Wettability changes during polymer injection in unconsolidated sands (2017-2020)
Polymer injection for reduction of water permeability is widely used in the industry to reduce water cut in production wells. It may also be used during EOR operations to improve the mobility ratio between the injected aqueous phase and the crude oil. The polymer reduces the flow of water more effectively than reducing the flow of oil and several mechanisms for this behavior have been proposed including shrinking/swelling, preferred pathways, wall effects and wettability effects. This project proposal will focus on the latter two effects, with emphasis on the effect of wettability. In particular, one key question to answer is if polymer treatment of the reservoir will change the wetting properties of the reservoir.
Wetting in porous media, a multi-method approach to measurement, imaging and modelling (2015-2020)
In order to perform coordinated investigations on molecular, microscopic and macroscopic scales related to wettability properties, we have established an interdisciplinary group of researchers with complementary competence and equipment from The Department of Physics and Technology (IFT) and The Department of Chemistry (KI). The group is also in close cooperation with Statoil’s laboratories at Sandsli.
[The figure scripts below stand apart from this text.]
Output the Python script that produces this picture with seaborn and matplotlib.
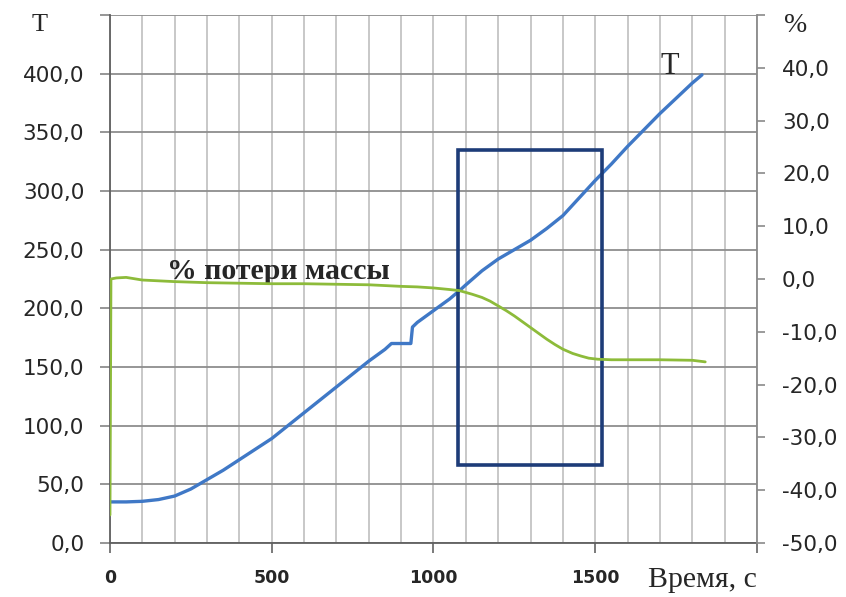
import matplotlib
matplotlib.use("Agg")
import matplotlib.pyplot as plt
from matplotlib.ticker import MultipleLocator, FixedLocator, FuncFormatter
from matplotlib.patches import Rectangle
import seaborn as sns
import pandas as pd

# Temperature T (left axis) vs time, s
time_T = [0, 50, 100, 150, 200, 250, 300, 350, 400, 450, 500, 550, 600, 650,
          700, 750, 800, 850, 870, 900, 930, 935, 950, 1000, 1050, 1080, 1100,
          1150, 1200, 1250, 1300, 1350, 1400, 1450, 1500, 1550, 1600, 1650,
          1700, 1750, 1800, 1830]
temp_T = [35, 35, 35.5, 37, 40, 46, 54, 62, 71, 80, 89, 100, 111, 122,
          133, 144, 155, 165, 170, 170, 170, 184, 188, 198, 208, 215, 220,
          232, 242, 250, 258, 268, 279, 294, 309, 323, 338, 352,
          366, 379, 392, 399]

# Mass loss, % (right axis) vs time, s
time_M = [0, 3, 20, 50, 100, 200, 300, 400, 500, 600, 700, 800, 900, 950,
          1000, 1050, 1080, 1120, 1150, 1175, 1200, 1225, 1250, 1275, 1300,
          1325, 1350, 1375, 1400, 1430, 1456, 1480, 1508, 1550, 1600, 1700,
          1800, 1840]
loss_M = [-44.7, 0.0, 0.2, 0.3, -0.2, -0.5, -0.7, -0.8, -0.9, -0.9, -1.0,
          -1.1, -1.4, -1.5, -1.7, -2.0, -2.2, -2.9, -3.5, -4.2, -5.1, -6.0,
          -7.0, -8.1, -9.2, -10.3, -11.4, -12.4, -13.3, -14.1, -14.6, -15.0,
          -15.2, -15.3, -15.3, -15.3, -15.4, -15.7]

# Highlighted interval (time, temperature)
box_t = [1077, 1520]
box_T = [66.5, 335]

x_major = [0, 500, 1000, 1500, 2000]
x_labels = ["0", "500", "1000", "1500", ""]
left_ticks = [0, 50, 100, 150, 200, 250, 300, 350, 400, 450]
right_ticks = [-50, -40, -30, -20, -10, 0, 10, 20, 30, 40, 50]

sns.set_style("white")
plt.rcParams["font.family"] = ["DejaVu Sans"]

blue = "#3F78C6"
green = "#8DBB3A"
navy = "#1D3C78"
grid_h = "#8E8E8E"
grid_v = "#C4C4C4"
txt = "#262626"

fig = plt.figure(figsize=(8.46, 5.97), dpi=100)
ax = fig.add_axes([0.1300, 0.0905, 0.7648, 0.8844])
ax2 = ax.twinx()

df_T = pd.DataFrame({"t": time_T, "T": temp_T})
df_M = pd.DataFrame({"t": time_M, "m": loss_M})

sns.lineplot(data=df_T, x="t", y="T", ax=ax, color=blue, linewidth=2.4,
             sort=False, estimator=None, zorder=4)
sns.lineplot(data=df_M, x="t", y="m", ax=ax2, color=green, linewidth=2.0,
             sort=False, estimator=None, zorder=3)

ax.add_patch(Rectangle((box_t[0], box_T[0]), box_t[1] - box_t[0],
                       box_T[1] - box_T[0], fill=False, edgecolor=navy,
                       linewidth=2.6, zorder=5))

ax.set_xlim(0, 2000)
ax.set_ylim(0, 450)
ax2.set_ylim(-50, 50)

ax.xaxis.set_major_locator(FixedLocator(x_major))
ax.set_xticklabels(x_labels)
ax.xaxis.set_minor_locator(MultipleLocator(100))
ax.yaxis.set_major_locator(FixedLocator(left_ticks))
ax2.yaxis.set_major_locator(FixedLocator(right_ticks))

fmt_left = FuncFormatter(lambda v, p: "" if v > 400 else f"{v:.1f}".replace(".", ","))
fmt_right = FuncFormatter(lambda v, p: "" if v > 40 else f"{v:.1f}".replace(".", ","))
ax.yaxis.set_major_formatter(fmt_left)
ax2.yaxis.set_major_formatter(fmt_right)

ax.grid(True, which="minor", axis="x", color=grid_v, linewidth=1.3)
ax.grid(True, which="major", axis="x", color=grid_v, linewidth=1.3)
ax.grid(True, which="major", axis="y", color=grid_h, linewidth=1.3)
ax.set_axisbelow(True)

ax.tick_params(axis="y", which="major", direction="out", length=7.5, width=1.3,
               color=grid_h, pad=11, labelsize=15.5, labelcolor=txt, left=True)
ax.tick_params(axis="x", which="major", direction="out", length=7, width=1.3,
               color="#707070", pad=12, labelsize=12.5, labelcolor=txt, bottom=True)
ax.tick_params(axis="x", which="minor", length=0)
for lab in ax.get_xticklabels():
    lab.set_fontweight("bold")
ax2.tick_params(axis="y", direction="out", length=6, width=1.2, color="#8A8A8A",
                pad=12, labelsize=15.5, labelcolor=txt, right=True)

ax.set_xlabel("")
ax.set_ylabel("")
ax2.set_xlabel("")
ax2.set_ylabel("")

for a in (ax, ax2):
    a.spines["top"].set_visible(False)
ax.spines["left"].set_color("#606060")
ax.spines["left"].set_linewidth(1.3)
ax.spines["bottom"].set_color("#606060")
ax.spines["bottom"].set_linewidth(1.3)
ax2.spines["right"].set_color("#8A8A8A")
ax2.spines["right"].set_linewidth(1.3)
ax2.spines["left"].set_visible(False)
ax2.spines["bottom"].set_visible(False)
ax.spines["right"].set_visible(False)

serif = ["Liberation Serif", "DejaVu Serif"]
fig.text(40 / 846, 1 - 25 / 597, "T", family=serif, fontsize=19, color=txt,
         ha="center", va="center")
fig.text(796 / 846, 1 - 26 / 597, "%", family=serif, fontsize=20, color=txt,
         ha="center", va="center")
fig.text(702 / 846, 1 - 587 / 597, "Время, с", family=serif, fontsize=21.5,
         color=txt, ha="center", va="baseline")
ax.text(1729, 406, "T", family=serif, fontsize=22, color=txt,
        ha="center", va="center", zorder=6)
ax.text(520, 231, "% потери массы", family=serif, fontsize=21.5,
        fontweight="bold", color=txt, ha="center", va="center", zorder=6)

fig.savefig("out.png", dpi=100)
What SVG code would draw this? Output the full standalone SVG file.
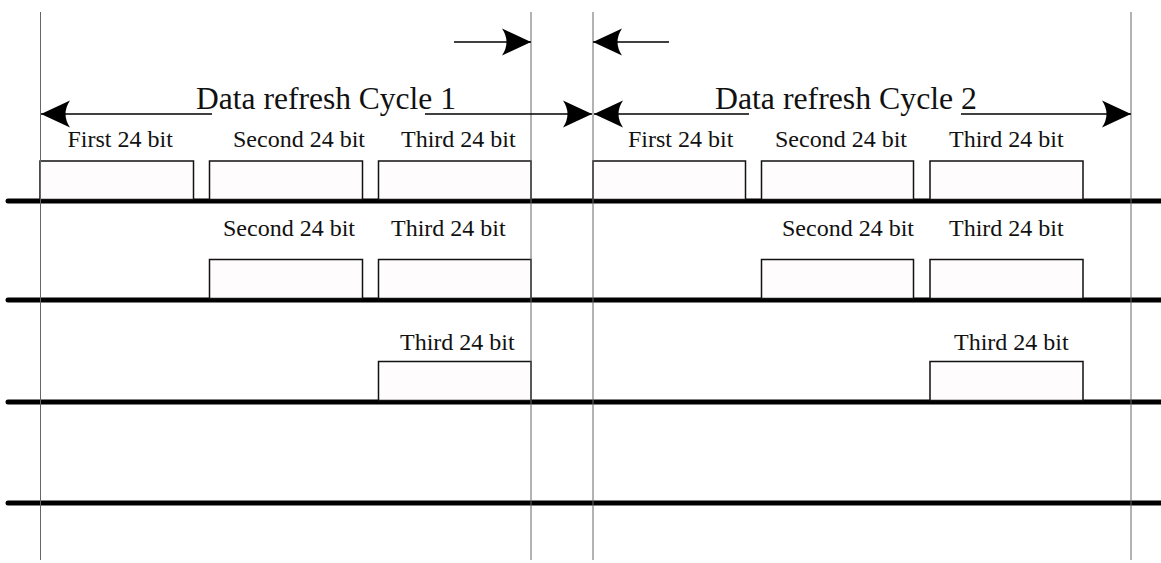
<svg xmlns="http://www.w3.org/2000/svg" width="1161" height="563" viewBox="0 0 1161 563">
<defs>
<style>
.bus{stroke:#000;stroke-width:5;stroke-linecap:round;fill:none}
.grid{stroke:#666;stroke-width:1;fill:none}
.pulse{fill:#fefcfc;stroke:#111;stroke-width:1.5}
.arr{stroke:#000;stroke-width:1.5;fill:none;marker-end:url(#ah)}
.lbl{font-family:"Liberation Serif","Times New Roman",serif;font-size:24px;fill:#111}
.title{font-family:"Liberation Serif","Times New Roman",serif;font-size:32px;fill:#111}
</style>
<marker id="ah" viewBox="-30 -15 31 30" refX="0" refY="0" markerWidth="31" markerHeight="30" markerUnits="userSpaceOnUse" orient="auto">
<path d="M0,0 L-29,-13.5 Q-20,0 -29,13.5 Z" fill="#000"/>
</marker>
</defs>
<rect width="1161" height="563" fill="#fff"/>
<g id="buses">
<line class="bus" x1="8" y1="201" x2="1165" y2="201"/>
<line class="bus" x1="8" y1="300" x2="1165" y2="300"/>
<line class="bus" x1="8" y1="402" x2="1165" y2="402"/>
<line class="bus" x1="8" y1="503" x2="1165" y2="503"/>
</g>
<g id="pulses-row1">
<rect class="pulse" x="40" y="161" width="153.5" height="38.5"/>
<rect class="pulse" x="209.5" y="161" width="153" height="38.5"/>
<rect class="pulse" x="378.5" y="161" width="152.5" height="38.5"/>
<rect class="pulse" x="593" y="161" width="152.5" height="38.5"/>
<rect class="pulse" x="761.5" y="161" width="152" height="38.5"/>
<rect class="pulse" x="930" y="161" width="153" height="38.5"/>
</g>
<g id="pulses-row2">
<rect class="pulse" x="209.5" y="259.5" width="153" height="39"/>
<rect class="pulse" x="378.5" y="259.5" width="152.5" height="39"/>
<rect class="pulse" x="761.5" y="259.5" width="152" height="39"/>
<rect class="pulse" x="930" y="259.5" width="153" height="39"/>
</g>
<g id="pulses-row3">
<rect class="pulse" x="378.5" y="361.5" width="152.5" height="39"/>
<rect class="pulse" x="930" y="361.5" width="153" height="39"/>
</g>
<g id="gridlines">
<line class="grid" x1="40.5" y1="12" x2="40.5" y2="560"/>
<line class="grid" x1="531" y1="12" x2="531" y2="560"/>
<line class="grid" x1="593" y1="12" x2="593" y2="560"/>
<line class="grid" x1="1131" y1="12" x2="1131" y2="560"/>
</g>
<g id="connectors">
<line class="arr" x1="212" y1="114" x2="41" y2="114"/>
<line class="arr" x1="425" y1="114" x2="592" y2="114"/>
<line class="arr" x1="749" y1="114" x2="594" y2="114"/>
<line class="arr" x1="961" y1="114" x2="1131" y2="114"/>
<line class="arr" x1="454" y1="42" x2="531" y2="42"/>
<line class="arr" x1="669" y1="42" x2="593" y2="42"/>
</g>
<g id="titles">
<text class="title" x="196" y="109" textLength="260" lengthAdjust="spacingAndGlyphs">Data refresh Cycle 1</text>
<text class="title" x="715" y="109" textLength="262" lengthAdjust="spacingAndGlyphs">Data refresh Cycle 2</text>
</g>
<g id="labels">
<text class="lbl" x="67.5" y="147">First 24 bit</text>
<text class="lbl" x="233" y="147">Second 24 bit</text>
<text class="lbl" x="401" y="147">Third 24 bit</text>
<text class="lbl" x="628" y="147">First 24 bit</text>
<text class="lbl" x="775" y="147">Second 24 bit</text>
<text class="lbl" x="949" y="147">Third 24 bit</text>
<text class="lbl" x="223" y="236">Second 24 bit</text>
<text class="lbl" x="391" y="236">Third 24 bit</text>
<text class="lbl" x="782" y="236">Second 24 bit</text>
<text class="lbl" x="949" y="236">Third 24 bit</text>
<text class="lbl" x="400" y="350">Third 24 bit</text>
<text class="lbl" x="954" y="350">Third 24 bit</text>
</g>
</svg>
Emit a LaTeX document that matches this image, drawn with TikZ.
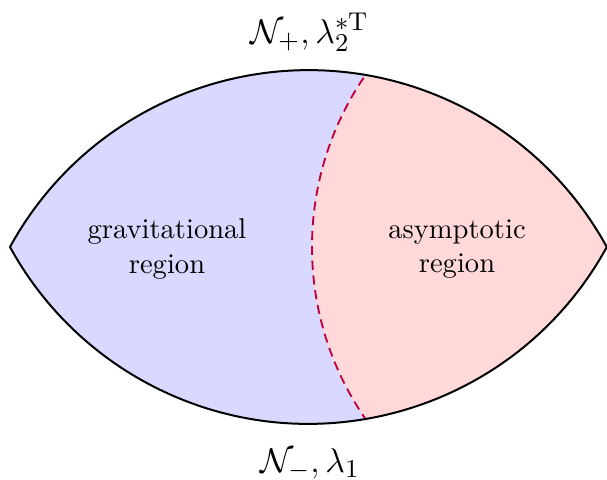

The overall objective of this project proposal is to couple wetting properties on the molecular scale with the flow response on core-scale using a multi-scale approach: 1) Nuclear Magnetic Resonance (NMR) measurements for fundamental wettability characterization on the fluid-solid interface. 2) Magnetic Resonance Imaging (MRI) characterization and flow imaging on the pore scale and core scale. 3) Modeling combined with field pilot on the reservoir scale in parallel activities.